**EXERCISE DETAILS:**
Write out each line that follows exactly as it stands, without the pictures.

**GIVEN DATA:**
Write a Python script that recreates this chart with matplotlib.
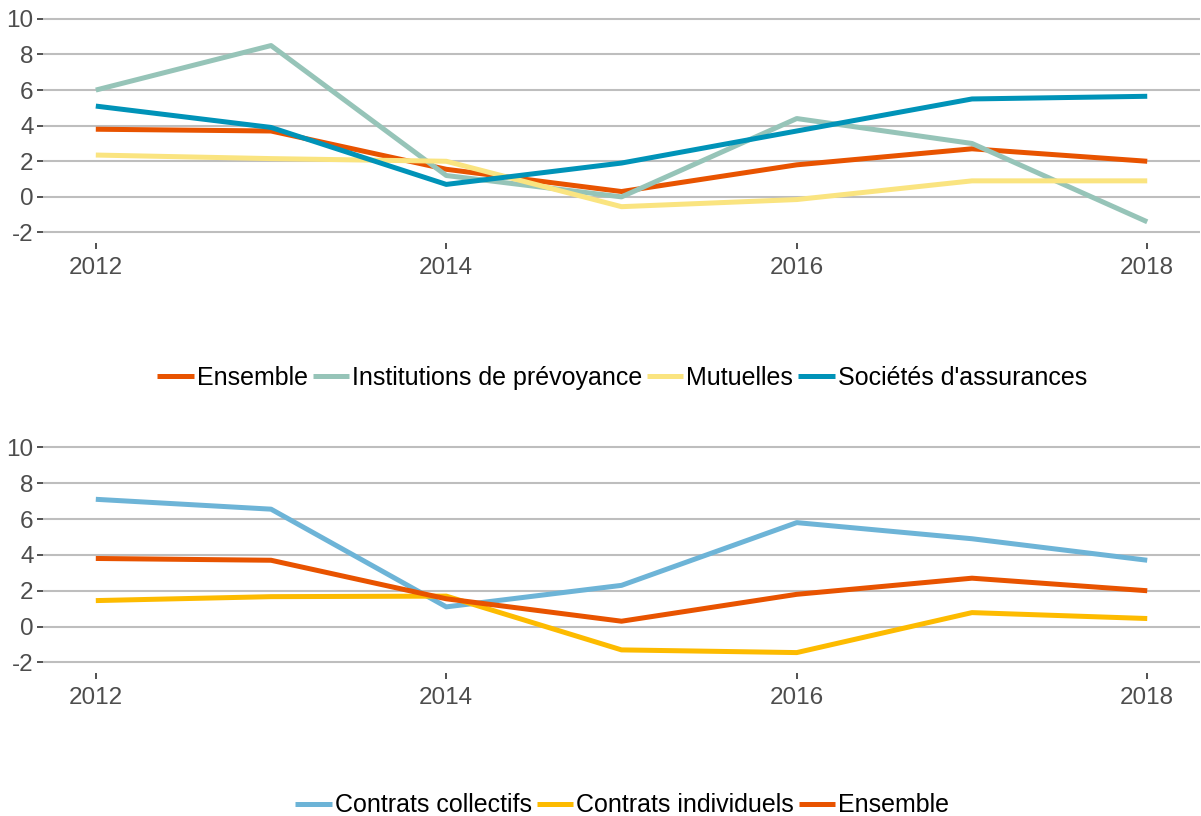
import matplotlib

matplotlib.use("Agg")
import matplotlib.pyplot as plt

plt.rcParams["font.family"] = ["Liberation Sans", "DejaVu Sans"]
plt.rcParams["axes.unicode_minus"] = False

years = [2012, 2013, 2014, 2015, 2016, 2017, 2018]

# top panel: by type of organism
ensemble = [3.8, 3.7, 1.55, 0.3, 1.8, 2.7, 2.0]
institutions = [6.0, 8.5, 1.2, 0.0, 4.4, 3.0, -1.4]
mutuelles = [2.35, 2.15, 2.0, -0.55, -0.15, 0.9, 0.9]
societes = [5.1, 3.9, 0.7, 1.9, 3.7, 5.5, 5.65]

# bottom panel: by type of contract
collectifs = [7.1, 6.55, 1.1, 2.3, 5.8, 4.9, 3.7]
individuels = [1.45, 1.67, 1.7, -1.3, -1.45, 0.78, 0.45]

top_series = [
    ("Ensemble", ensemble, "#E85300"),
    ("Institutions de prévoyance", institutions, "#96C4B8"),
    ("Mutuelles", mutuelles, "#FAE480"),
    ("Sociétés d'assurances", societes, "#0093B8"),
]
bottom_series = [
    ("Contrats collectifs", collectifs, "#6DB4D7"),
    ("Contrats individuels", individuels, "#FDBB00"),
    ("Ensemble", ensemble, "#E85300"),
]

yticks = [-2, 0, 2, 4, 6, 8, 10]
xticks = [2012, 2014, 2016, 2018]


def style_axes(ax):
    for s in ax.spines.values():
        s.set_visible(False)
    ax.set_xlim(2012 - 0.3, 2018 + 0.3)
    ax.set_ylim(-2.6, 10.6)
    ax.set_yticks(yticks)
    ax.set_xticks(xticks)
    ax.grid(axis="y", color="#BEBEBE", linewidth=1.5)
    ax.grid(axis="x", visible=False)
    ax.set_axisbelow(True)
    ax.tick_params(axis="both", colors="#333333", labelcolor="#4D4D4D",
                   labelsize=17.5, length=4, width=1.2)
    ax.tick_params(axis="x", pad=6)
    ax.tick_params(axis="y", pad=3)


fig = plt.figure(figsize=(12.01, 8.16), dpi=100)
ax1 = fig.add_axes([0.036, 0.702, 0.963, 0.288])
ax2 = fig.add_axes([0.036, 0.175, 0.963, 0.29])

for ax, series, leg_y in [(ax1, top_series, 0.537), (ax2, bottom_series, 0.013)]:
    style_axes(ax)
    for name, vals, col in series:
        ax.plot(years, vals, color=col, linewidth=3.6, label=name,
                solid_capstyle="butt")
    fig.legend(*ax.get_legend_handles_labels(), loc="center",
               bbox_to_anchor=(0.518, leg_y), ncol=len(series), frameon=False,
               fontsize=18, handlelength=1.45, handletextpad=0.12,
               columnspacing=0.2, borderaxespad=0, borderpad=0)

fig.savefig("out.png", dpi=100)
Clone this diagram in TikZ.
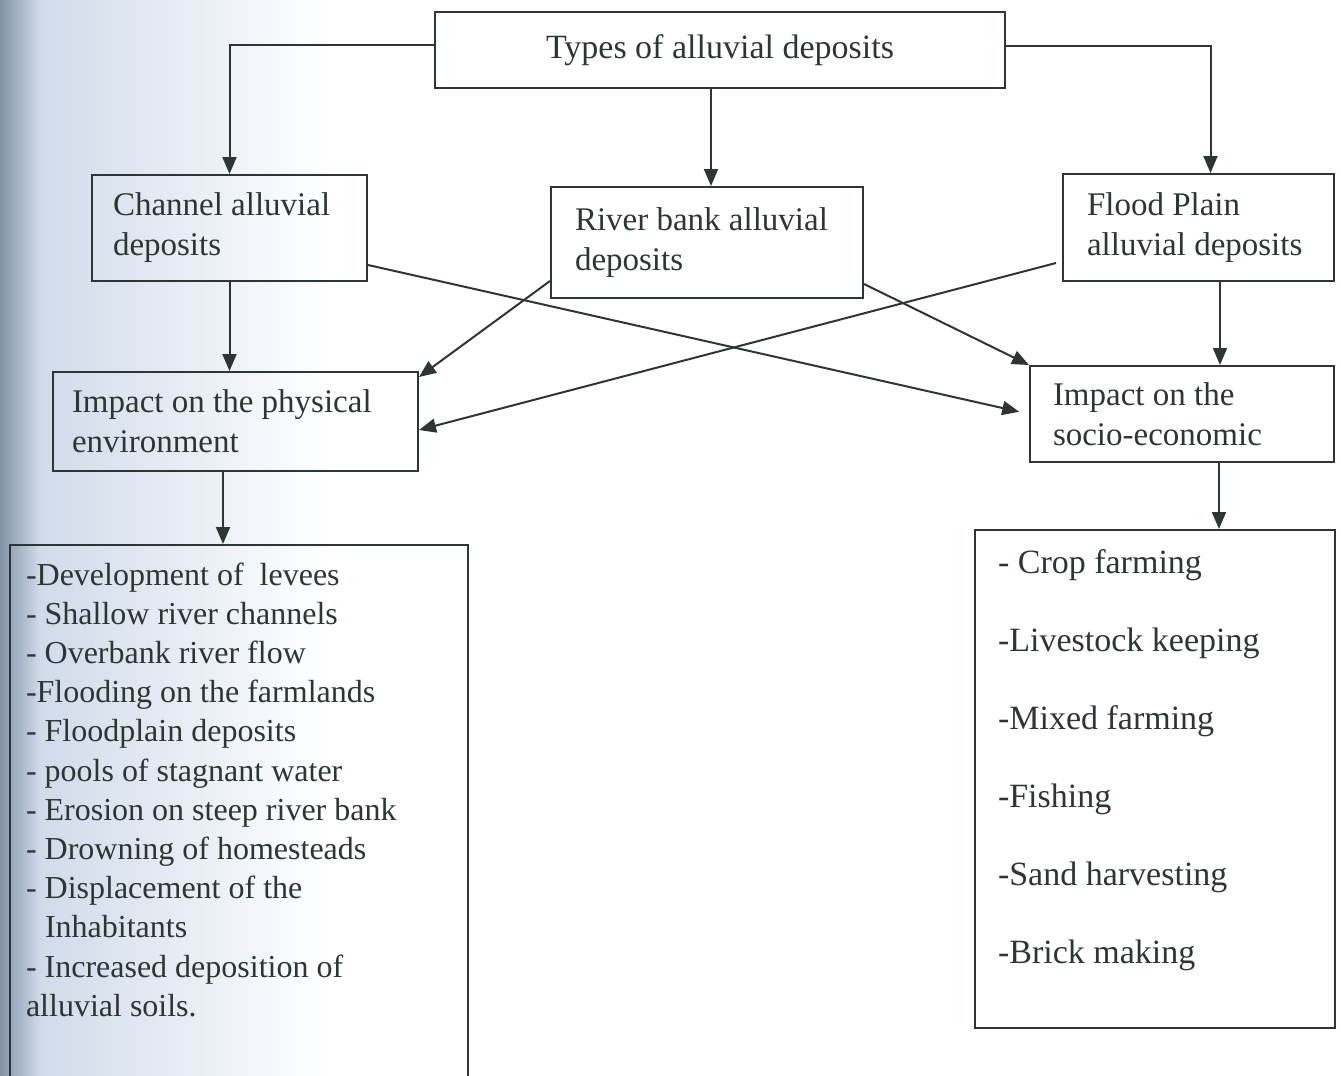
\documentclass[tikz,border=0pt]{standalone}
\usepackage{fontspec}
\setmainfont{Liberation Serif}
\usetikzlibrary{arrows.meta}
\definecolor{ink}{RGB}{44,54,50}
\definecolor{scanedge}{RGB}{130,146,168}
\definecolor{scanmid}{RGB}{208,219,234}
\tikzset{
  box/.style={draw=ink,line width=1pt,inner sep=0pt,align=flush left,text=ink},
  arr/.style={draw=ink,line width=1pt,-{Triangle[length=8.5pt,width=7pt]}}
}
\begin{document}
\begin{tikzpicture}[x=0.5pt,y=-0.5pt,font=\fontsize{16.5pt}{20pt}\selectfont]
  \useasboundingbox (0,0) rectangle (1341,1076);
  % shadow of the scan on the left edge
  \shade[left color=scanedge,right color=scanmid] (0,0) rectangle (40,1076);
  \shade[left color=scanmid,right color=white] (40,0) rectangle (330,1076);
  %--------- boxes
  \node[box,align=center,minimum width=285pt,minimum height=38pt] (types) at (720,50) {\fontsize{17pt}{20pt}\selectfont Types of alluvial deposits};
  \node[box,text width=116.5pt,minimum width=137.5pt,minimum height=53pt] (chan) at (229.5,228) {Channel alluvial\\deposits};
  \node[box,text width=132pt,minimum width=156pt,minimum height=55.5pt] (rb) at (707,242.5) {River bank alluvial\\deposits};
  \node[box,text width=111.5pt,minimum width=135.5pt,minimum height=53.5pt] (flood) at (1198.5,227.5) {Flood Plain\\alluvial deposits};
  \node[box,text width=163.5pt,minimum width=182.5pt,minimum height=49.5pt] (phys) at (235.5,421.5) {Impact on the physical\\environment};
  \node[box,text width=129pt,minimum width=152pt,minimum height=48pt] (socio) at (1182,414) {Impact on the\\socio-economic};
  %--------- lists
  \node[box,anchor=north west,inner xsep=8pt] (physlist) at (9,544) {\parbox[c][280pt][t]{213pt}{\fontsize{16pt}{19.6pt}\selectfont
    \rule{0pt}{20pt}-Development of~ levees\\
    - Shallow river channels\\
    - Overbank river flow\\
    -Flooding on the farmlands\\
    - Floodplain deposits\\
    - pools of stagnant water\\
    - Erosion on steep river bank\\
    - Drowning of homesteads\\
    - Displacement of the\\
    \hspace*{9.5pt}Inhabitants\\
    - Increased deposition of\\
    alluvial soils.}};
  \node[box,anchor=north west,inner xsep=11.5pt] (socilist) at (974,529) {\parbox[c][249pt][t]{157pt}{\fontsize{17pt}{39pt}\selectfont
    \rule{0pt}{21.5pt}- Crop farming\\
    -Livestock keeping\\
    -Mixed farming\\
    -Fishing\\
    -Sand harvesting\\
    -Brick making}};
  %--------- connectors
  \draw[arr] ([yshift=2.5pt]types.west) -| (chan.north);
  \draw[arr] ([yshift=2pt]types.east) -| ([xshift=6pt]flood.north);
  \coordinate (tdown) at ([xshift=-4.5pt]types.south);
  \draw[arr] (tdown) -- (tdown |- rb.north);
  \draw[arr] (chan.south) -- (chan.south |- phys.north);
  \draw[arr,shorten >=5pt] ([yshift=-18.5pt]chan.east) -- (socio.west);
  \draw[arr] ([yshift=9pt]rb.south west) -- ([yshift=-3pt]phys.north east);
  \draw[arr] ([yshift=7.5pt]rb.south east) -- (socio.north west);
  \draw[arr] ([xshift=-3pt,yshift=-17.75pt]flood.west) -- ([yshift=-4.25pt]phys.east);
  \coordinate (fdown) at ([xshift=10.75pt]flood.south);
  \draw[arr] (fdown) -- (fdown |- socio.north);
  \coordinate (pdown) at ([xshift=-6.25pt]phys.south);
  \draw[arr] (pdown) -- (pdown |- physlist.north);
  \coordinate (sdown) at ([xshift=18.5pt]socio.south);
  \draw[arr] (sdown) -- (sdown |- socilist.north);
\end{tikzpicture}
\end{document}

**SOLUTION TO THE EXERCISE:**
Write a Python script that recreates this chart with matplotlib.
import matplotlib

matplotlib.use("Agg")
import matplotlib.pyplot as plt

plt.rcParams["font.family"] = ["Liberation Sans", "DejaVu Sans"]
plt.rcParams["axes.unicode_minus"] = False

years = [2012, 2013, 2014, 2015, 2016, 2017, 2018]

# top panel: by type of organism
ensemble = [3.8, 3.7, 1.55, 0.3, 1.8, 2.7, 2.0]
institutions = [6.0, 8.5, 1.2, 0.0, 4.4, 3.0, -1.4]
mutuelles = [2.35, 2.15, 2.0, -0.55, -0.15, 0.9, 0.9]
societes = [5.1, 3.9, 0.7, 1.9, 3.7, 5.5, 5.65]

# bottom panel: by type of contract
collectifs = [7.1, 6.55, 1.1, 2.3, 5.8, 4.9, 3.7]
individuels = [1.45, 1.67, 1.7, -1.3, -1.45, 0.78, 0.45]

top_series = [
    ("Ensemble", ensemble, "#E85300"),
    ("Institutions de prévoyance", institutions, "#96C4B8"),
    ("Mutuelles", mutuelles, "#FAE480"),
    ("Sociétés d'assurances", societes, "#0093B8"),
]
bottom_series = [
    ("Contrats collectifs", collectifs, "#6DB4D7"),
    ("Contrats individuels", individuels, "#FDBB00"),
    ("Ensemble", ensemble, "#E85300"),
]

yticks = [-2, 0, 2, 4, 6, 8, 10]
xticks = [2012, 2014, 2016, 2018]


def style_axes(ax):
    for s in ax.spines.values():
        s.set_visible(False)
    ax.set_xlim(2012 - 0.3, 2018 + 0.3)
    ax.set_ylim(-2.6, 10.6)
    ax.set_yticks(yticks)
    ax.set_xticks(xticks)
    ax.grid(axis="y", color="#BEBEBE", linewidth=1.5)
    ax.grid(axis="x", visible=False)
    ax.set_axisbelow(True)
    ax.tick_params(axis="both", colors="#333333", labelcolor="#4D4D4D",
                   labelsize=17.5, length=4, width=1.2)
    ax.tick_params(axis="x", pad=6)
    ax.tick_params(axis="y", pad=3)


fig = plt.figure(figsize=(12.01, 8.16), dpi=100)
ax1 = fig.add_axes([0.036, 0.702, 0.963, 0.288])
ax2 = fig.add_axes([0.036, 0.175, 0.963, 0.29])

for ax, series, leg_y in [(ax1, top_series, 0.537), (ax2, bottom_series, 0.013)]:
    style_axes(ax)
    for name, vals, col in series:
        ax.plot(years, vals, color=col, linewidth=3.6, label=name,
                solid_capstyle="butt")
    fig.legend(*ax.get_legend_handles_labels(), loc="center",
               bbox_to_anchor=(0.518, leg_y), ncol=len(series), frameon=False,
               fontsize=18, handlelength=1.45, handletextpad=0.12,
               columnspacing=0.2, borderaxespad=0, borderpad=0)

fig.savefig("out.png", dpi=100)
Clone this diagram in TikZ.
\documentclass[tikz,border=0pt]{standalone}
\usepackage{fontspec}
\setmainfont{Liberation Serif}
\usetikzlibrary{arrows.meta}
\definecolor{ink}{RGB}{44,54,50}
\definecolor{scanedge}{RGB}{130,146,168}
\definecolor{scanmid}{RGB}{208,219,234}
\tikzset{
  box/.style={draw=ink,line width=1pt,inner sep=0pt,align=flush left,text=ink},
  arr/.style={draw=ink,line width=1pt,-{Triangle[length=8.5pt,width=7pt]}}
}
\begin{document}
\begin{tikzpicture}[x=0.5pt,y=-0.5pt,font=\fontsize{16.5pt}{20pt}\selectfont]
  \useasboundingbox (0,0) rectangle (1341,1076);
  % shadow of the scan on the left edge
  \shade[left color=scanedge,right color=scanmid] (0,0) rectangle (40,1076);
  \shade[left color=scanmid,right color=white] (40,0) rectangle (330,1076);
  %--------- boxes
  \node[box,align=center,minimum width=285pt,minimum height=38pt] (types) at (720,50) {\fontsize{17pt}{20pt}\selectfont Types of alluvial deposits};
  \node[box,text width=116.5pt,minimum width=137.5pt,minimum height=53pt] (chan) at (229.5,228) {Channel alluvial\\deposits};
  \node[box,text width=132pt,minimum width=156pt,minimum height=55.5pt] (rb) at (707,242.5) {River bank alluvial\\deposits};
  \node[box,text width=111.5pt,minimum width=135.5pt,minimum height=53.5pt] (flood) at (1198.5,227.5) {Flood Plain\\alluvial deposits};
  \node[box,text width=163.5pt,minimum width=182.5pt,minimum height=49.5pt] (phys) at (235.5,421.5) {Impact on the physical\\environment};
  \node[box,text width=129pt,minimum width=152pt,minimum height=48pt] (socio) at (1182,414) {Impact on the\\socio-economic};
  %--------- lists
  \node[box,anchor=north west,inner xsep=8pt] (physlist) at (9,544) {\parbox[c][280pt][t]{213pt}{\fontsize{16pt}{19.6pt}\selectfont
    \rule{0pt}{20pt}-Development of~ levees\\
    - Shallow river channels\\
    - Overbank river flow\\
    -Flooding on the farmlands\\
    - Floodplain deposits\\
    - pools of stagnant water\\
    - Erosion on steep river bank\\
    - Drowning of homesteads\\
    - Displacement of the\\
    \hspace*{9.5pt}Inhabitants\\
    - Increased deposition of\\
    alluvial soils.}};
  \node[box,anchor=north west,inner xsep=11.5pt] (socilist) at (974,529) {\parbox[c][249pt][t]{157pt}{\fontsize{17pt}{39pt}\selectfont
    \rule{0pt}{21.5pt}- Crop farming\\
    -Livestock keeping\\
    -Mixed farming\\
    -Fishing\\
    -Sand harvesting\\
    -Brick making}};
  %--------- connectors
  \draw[arr] ([yshift=2.5pt]types.west) -| (chan.north);
  \draw[arr] ([yshift=2pt]types.east) -| ([xshift=6pt]flood.north);
  \coordinate (tdown) at ([xshift=-4.5pt]types.south);
  \draw[arr] (tdown) -- (tdown |- rb.north);
  \draw[arr] (chan.south) -- (chan.south |- phys.north);
  \draw[arr,shorten >=5pt] ([yshift=-18.5pt]chan.east) -- (socio.west);
  \draw[arr] ([yshift=9pt]rb.south west) -- ([yshift=-3pt]phys.north east);
  \draw[arr] ([yshift=7.5pt]rb.south east) -- (socio.north west);
  \draw[arr] ([xshift=-3pt,yshift=-17.75pt]flood.west) -- ([yshift=-4.25pt]phys.east);
  \coordinate (fdown) at ([xshift=10.75pt]flood.south);
  \draw[arr] (fdown) -- (fdown |- socio.north);
  \coordinate (pdown) at ([xshift=-6.25pt]phys.south);
  \draw[arr] (pdown) -- (pdown |- physlist.north);
  \coordinate (sdown) at ([xshift=18.5pt]socio.south);
  \draw[arr] (sdown) -- (sdown |- socilist.north);
\end{tikzpicture}
\end{document}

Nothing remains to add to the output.